As a member of the Budget Committee and Chairman of this Subcommittee, I don't see where that kind of money is going to come from. And if we are not going to make that kind of investment, it is not credible to represent that Amtrak's Northeast Corridor trains are somehow viable over the long term while other trains are not.

When you calculate in the actual depreciation and interest costs associated with the Northeastern trains, you find that a number of Northeast Corridor trains lose more money per passenger than trains elsewhere in the country.

That is the reason why I am greatly disturbed by the structure of Amtrak's budget request.

Amtrak appears to be taking a bunch of trains hostage and telling a majority of Senators -- you either boost our funding by 130 percent or we kill your rail service. There is an implicit message that surrounds Amtrak's budget request.

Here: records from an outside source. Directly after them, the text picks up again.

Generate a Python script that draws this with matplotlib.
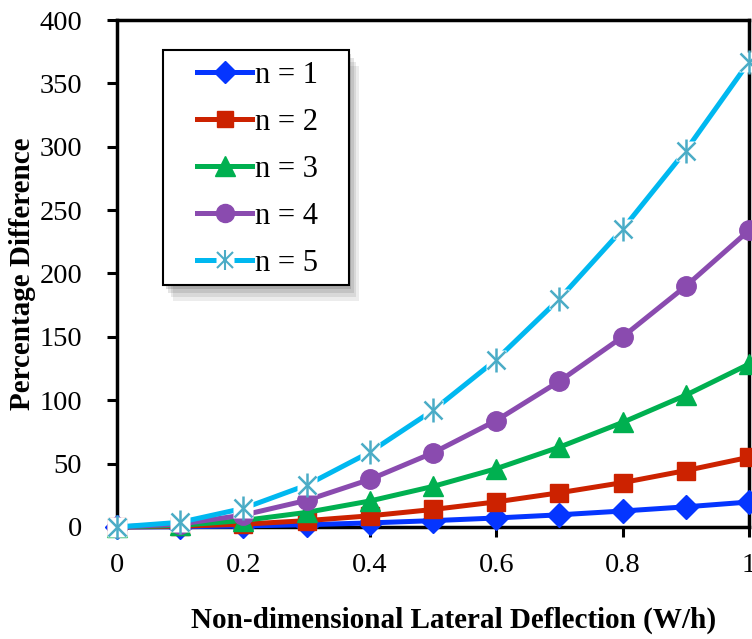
import matplotlib
matplotlib.use('Agg')
import matplotlib.pyplot as plt
from matplotlib.lines import Line2D
from matplotlib.patches import Rectangle
import numpy as np

# deflection W/h and percentage difference for each n
w = [0.0, 0.1, 0.2, 0.3, 0.4, 0.5, 0.6, 0.7, 0.8, 0.9, 1.0]
n1 = [0, 0.2, 0.8, 1.8, 3.2, 5.0, 7.1, 9.6, 12.6, 15.9, 19.7]
n2 = [0, 0.6, 2.2, 5.0, 8.8, 13.8, 19.8, 27.0, 35.0, 44.5, 55.0]
n3 = [0, 1.3, 5.1, 11.5, 20.5, 32.0, 46.0, 63.0, 82.5, 104.0, 128.5]
n4 = [0, 2.3, 9.4, 21.0, 37.5, 58.5, 84.0, 115.0, 150.0, 190.0, 234.0]
n5 = [0, 3.7, 14.7, 33.0, 59.0, 92.0, 132.0, 180.0, 235.0, 297.0, 367.0]
labels = ['n = 1', 'n = 2', 'n = 3', 'n = 4', 'n = 5']

plt.rcParams['font.family'] = ['Liberation Serif', 'DejaVu Serif']

fig = plt.figure(figsize=(7.52, 6.39), dpi=100)
ax = fig.add_axes([0.1556, 0.1753, 0.8404, 0.7934])

lw = 3.6
ax.plot(w, n1, color='#0535FF', lw=lw, marker='D', ms=12, mec='#0535FF',
        label=labels[0], clip_on=False, zorder=3)
ax.plot(w, n2, color='#CC2200', lw=lw, marker='s', ms=12.5, mec='#CC2200',
        label=labels[1], clip_on=False, zorder=3)
ax.plot(w, n3, color='#00B050', lw=lw, marker='^', ms=15, mec='#00B050',
        label=labels[2], clip_on=False, zorder=3)
ax.plot(w, n4, color='#8A4BAF', lw=lw, marker='o', ms=14, mec='#8A4BAF',
        label=labels[3], clip_on=False, zorder=3)

# n = 5: asterisk markers on a white square, line broken around them
ax.plot(w, n5, color='#00B8F0', lw=lw, clip_on=False, zorder=4)
ax.plot(w, n5, ls='none', marker='s', ms=15, mfc='white', mec='none',
        clip_on=False, zorder=5)
ax.plot(w, n5, ls='none', marker='x', ms=13, mew=1.8, color='#4BACC6',
        clip_on=False, zorder=6)
ax.plot(w, n5, ls='none', marker='|', ms=17, mew=1.8, color='#4BACC6',
        clip_on=False, zorder=6)

ax.set_xlim(0, 1)
ax.set_ylim(0, 400)
ax.set_xticks(np.arange(0, 1.01, 0.2))
ax.set_xticklabels(['0', '0.2', '0.4', '0.6', '0.8', '1'])
ax.set_yticks(np.arange(0, 401, 50))
ax.tick_params(direction='out', length=7, width=2.2, labelsize=20.5)
ax.tick_params(axis='x', pad=12)
ax.tick_params(axis='y', pad=18)
for s in ax.spines.values():
    s.set_linewidth(2.5)

ax.set_xlabel('Non-dimensional Lateral Deflection (W/h)', fontsize=21,
              fontweight='bold')
ax.set_ylabel('Percentage Difference', fontsize=21, fontweight='bold')
ax.xaxis.set_label_coords(0.533, -0.157)
ax.yaxis.set_label_coords(-0.128, 0.5)

# legend box with a soft shadow
for k, a in enumerate([0.10, 0.12, 0.15, 0.2]):
    d = 0.004 * (4 - k)
    ax.add_patch(Rectangle((0.0728 + d, 0.477 - 2 * d), 0.294, 0.464,
                           transform=ax.transAxes, facecolor='0.3',
                           edgecolor='none', alpha=a, zorder=7))
ax.add_patch(Rectangle((0.0728, 0.477), 0.294, 0.464,
                       transform=ax.transAxes, facecolor='white',
                       edgecolor='black', lw=1.5, zorder=8))

handles = [
    Line2D([], [], color='#0535FF', lw=lw, marker='D', ms=11),
    Line2D([], [], color='#CC2200', lw=lw, marker='s', ms=12),
    Line2D([], [], color='#00B050', lw=lw, marker='^', ms=14),
    Line2D([], [], color='#8A4BAF', lw=lw, marker='o', ms=13),
    (Line2D([], [], color='#00B8F0', lw=lw),
     Line2D([], [], ls='none', marker='s', ms=13, mfc='white', mec='none'),
     Line2D([], [], ls='none', marker='x', ms=11, mew=1.5, color='#4BACC6'),
     Line2D([], [], ls='none', marker='|', ms=14, mew=1.5, color='#4BACC6')),
]
leg = ax.legend(handles, labels, loc='upper left',
                bbox_to_anchor=(0.1266, 0.919), fontsize=22, frameon=False,
                handlelength=1.8, handletextpad=0.1, labelspacing=0.59,
                borderpad=0, borderaxespad=0)
leg.set_zorder(9)

fig.savefig('out.png', dpi=100)
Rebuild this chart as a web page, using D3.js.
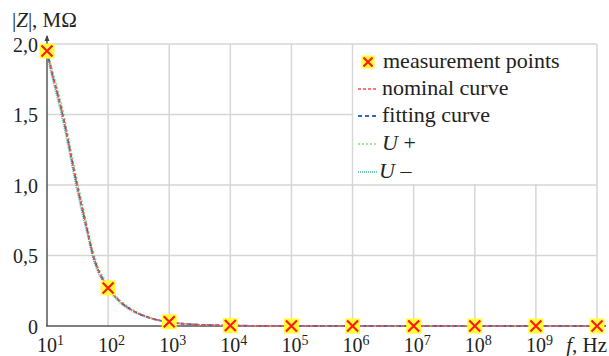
<!DOCTYPE html>
<html>
<head>
<meta charset="utf-8">
<script src="https://cdn.jsdelivr.net/npm/d3@7"></script>
<style>
  body { margin: 0; background: #fff; }
  svg text { fill: #222; }
</style>
</head>
<body>
<div id="chart"></div>
<script>
// Measured points
const measFreq = [1e1, 1e2, 1e3, 1e4, 1e5, 1e6, 1e7, 1e8, 1e9, 1e10];
const measZ = [1.95, 0.27, 0.03, 0.003, 0.0005, 0, 0, 0, 0, 0];

// Curves
const curveFreq = [10, 12, 15, 18, 22, 26, 31, 37, 45, 57, 70, 85, 100, 130, 170, 230, 300, 400, 550, 750, 1000, 1500, 2500, 5000, 1e4, 1e5, 1e6, 1e10];
const nominalZ = [1.95, 1.8, 1.64, 1.5, 1.32, 1.16, 1.0, 0.85, 0.69, 0.5, 0.39, 0.32, 0.27, 0.21, 0.16, 0.12, 0.092, 0.07, 0.05, 0.037, 0.027, 0.018, 0.011, 0.006, 0.003, 0.0003, 0, 0];
const fittingZ = [1.95, 1.8, 1.64, 1.5, 1.32, 1.16, 1.0, 0.85, 0.69, 0.5, 0.39, 0.32, 0.27, 0.21, 0.16, 0.12, 0.092, 0.07, 0.05, 0.037, 0.027, 0.018, 0.011, 0.006, 0.003, 0.0003, 0, 0];
const upperZ = [1.97, 1.83, 1.68, 1.54, 1.36, 1.2, 1.04, 0.89, 0.72, 0.53, 0.41, 0.34, 0.285, 0.22, 0.17, 0.127, 0.097, 0.074, 0.053, 0.039, 0.029, 0.019, 0.012, 0.0065, 0.0033, 0.0003, 0, 0];
const lowerZ = [1.93, 1.77, 1.6, 1.46, 1.28, 1.12, 0.96, 0.81, 0.66, 0.47, 0.37, 0.3, 0.255, 0.2, 0.15, 0.113, 0.087, 0.066, 0.047, 0.035, 0.025, 0.017, 0.010, 0.0055, 0.0027, 0.0003, 0, 0];

const yTicks = [0, 0.5, 1.0, 1.5, 2.0];
const yTickLabels = ["0", "0,5", "1,0", "1,5", "2,0"];
const xTicks = [1e1, 1e2, 1e3, 1e4, 1e5, 1e6, 1e7, 1e8, 1e9, 1e10];

const series = [
  { label: "nominal curve", values: nominalZ, color: "#ff4848", dash: "3,2", width: 1.7 },
  { label: "fitting curve", values: fittingZ, color: "#3568b0", dash: "4,3", width: 1.8 },
  { label: "U +", values: upperZ, color: "#80e680", dash: "2,2", width: 1.5 },
  { label: "U \u2013", values: lowerZ, color: "#3fc096", dash: "1,1", width: 1.5 }
];

const width = 609, height = 356;
const serif = "'Liberation Serif', 'Times New Roman', Tinos, 'DejaVu Serif', serif";

const xScale = d3.scaleLog().domain([1e1, 1e10]).range([47, 597]);
const yScale = d3.scaleLinear().domain([0, 2]).range([326, 44]);

const svg = d3.select("#chart").append("svg")
  .attr("width", width).attr("height", height)
  .attr("font-family", serif)
  .style("font-family", serif);

// grid
svg.append("g").selectAll("line")
  .data(xTicks.slice(1))
  .join("line")
    .attr("x1", d => xScale(d)).attr("x2", d => xScale(d))
    .attr("y1", yScale(2)).attr("y2", yScale(0))
    .attr("stroke", "#d6d6d6").attr("stroke-width", 1.5);
svg.append("g").selectAll("line")
  .data(yTicks.slice(1))
  .join("line")
    .attr("x1", xScale(1e1)).attr("x2", xScale(1e10))
    .attr("y1", d => yScale(d)).attr("y2", d => yScale(d))
    .attr("stroke", "#d6d6d6").attr("stroke-width", 1.5);

// legend box (white, bounded by the grid)
svg.append("rect")
  .attr("x", xScale(1e6) + 1).attr("y", yScale(2) + 1)
  .attr("width", xScale(1e10) - xScale(1e6) - 2)
  .attr("height", yScale(1) - yScale(2) - 2)
  .attr("fill", "#fff");

// axes
svg.append("line")
  .attr("x1", xScale(1e1) - 1).attr("x2", 606)
  .attr("y1", yScale(0)).attr("y2", yScale(0))
  .attr("stroke", "#555").attr("stroke-width", 1.5);
svg.append("path")
  .attr("d", `M606,${yScale(0)} l-6,-2.5 l0,5 Z`).attr("fill", "#444");
svg.append("line")
  .attr("x1", xScale(1e1)).attr("x2", xScale(1e1))
  .attr("y1", yScale(0)).attr("y2", 36)
  .attr("stroke", "#555").attr("stroke-width", 1.5);
svg.append("path")
  .attr("d", `M${xScale(1e1)},35 l-2.5,6 l5,0 Z`).attr("fill", "#444");

// y tick labels
svg.append("g").selectAll("text")
  .data(yTicks)
  .join("text")
    .attr("x", 38)
    .attr("y", d => yScale(d) + 7.5)
    .attr("text-anchor", "end")
    .style("font-size", "20px")
    .text((d, i) => yTickLabels[i]);

// x tick labels 10^n
const xLabels = svg.append("g").selectAll("text")
  .data(xTicks.slice(0, 9))
  .join("text")
    .attr("x", d => xScale(d) - 10)
    .attr("y", 352)
    .style("font-size", "20px");
xLabels.append("tspan").text("10");
xLabels.append("tspan")
  .attr("dy", -7).style("font-size", "14px")
  .text(d => Math.round(Math.log10(d)));

// x axis title
const xt = svg.append("text").attr("x", 607).attr("y", 352).attr("text-anchor", "end").style("font-size", "21px");
xt.append("tspan").style("font-style", "italic").text("f");
xt.append("tspan").text(", Hz");

// y axis title
const yt = svg.append("text").attr("x", 12).attr("y", 27).style("font-size", "21px");
yt.append("tspan").text("|");
yt.append("tspan").style("font-style", "italic").text("Z");
yt.append("tspan").text("|, M\u03A9");

// curves
const line = d3.line()
  .x((d, i) => xScale(curveFreq[i]))
  .y(d => yScale(d))
  .curve(d3.curveMonotoneX);

series.slice().reverse().forEach(s => {
  svg.append("path")
    .attr("d", line(s.values))
    .attr("fill", "none")
    .attr("stroke", s.color)
    .attr("stroke-width", s.width)
    .attr("stroke-dasharray", s.dash);
});

// markers
const drawMarker = (g, cx, cy, size) => {
  g.append("rect")
    .attr("x", cx - size / 2).attr("y", cy - size / 2)
    .attr("width", size).attr("height", size)
    .attr("fill", "#ffff33");
  const a = size / 2 - 2;
  g.append("path")
    .attr("d", `M${cx - a},${cy - a}L${cx + a},${cy + a}M${cx - a},${cy + a}L${cx + a},${cy - a}`)
    .attr("stroke", "#ff1a1a").attr("stroke-width", 2.2);
};
const markers = svg.append("g");
measFreq.forEach((f, i) => drawMarker(markers, xScale(f), yScale(measZ[i]), 15));

// legend
const legend = svg.append("g");
const legendRows = [62, 89, 116, 144, 172];
drawMarker(legend, 368, legendRows[0], 13);
legend.append("text").attr("x", 383).attr("y", legendRows[0] + 6).style("font-size", "22px").text("measurement points");
series.forEach((s, i) => {
  const y = legendRows[i + 1];
  legend.append("line")
    .attr("x1", 358).attr("x2", 378)
    .attr("y1", y).attr("y2", y)
    .attr("stroke", s.color).attr("stroke-width", s.width)
    .attr("stroke-dasharray", s.dash);
  const t = legend.append("text").attr("x", i === 3 ? 379 : 382).attr("y", y + 6).style("font-size", "22px");
  if (s.label.startsWith("U")) {
    t.append("tspan").style("font-style", "italic").text("U");
    t.append("tspan").text(s.label.slice(1));
  } else {
    t.text(s.label);
  }
});
</script>
</body>
</html>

That message is, if we only get a 92 percent funding increase to the level of $1 billion, the states that currently enjoy the best rail service and put up none of their own money will continue to enjoy that service while the rest of the country will have to do without.

As Chair of this subcommittee, I intend to have some say in how Amtrak gets funded next year, and I don't intend to play by those rules.

When you look at Amtrak in the same way as you would look at any other company, the fact is that every Amtrak train requires a subsidy.

If we don't have enough money in 2003 to maintain a national system, then, as far as I'm concerned, we can disband the railroad, or let all the states not just a few pick up a portion of the needed subsidy.

Whether we are able to provide $1.2 billion for next year or just half that amount, I don't intend to subsidize just a regional rail system that protects the status quo for certain states that have put up none of their own funding but throws most of the other states out of the national rail network.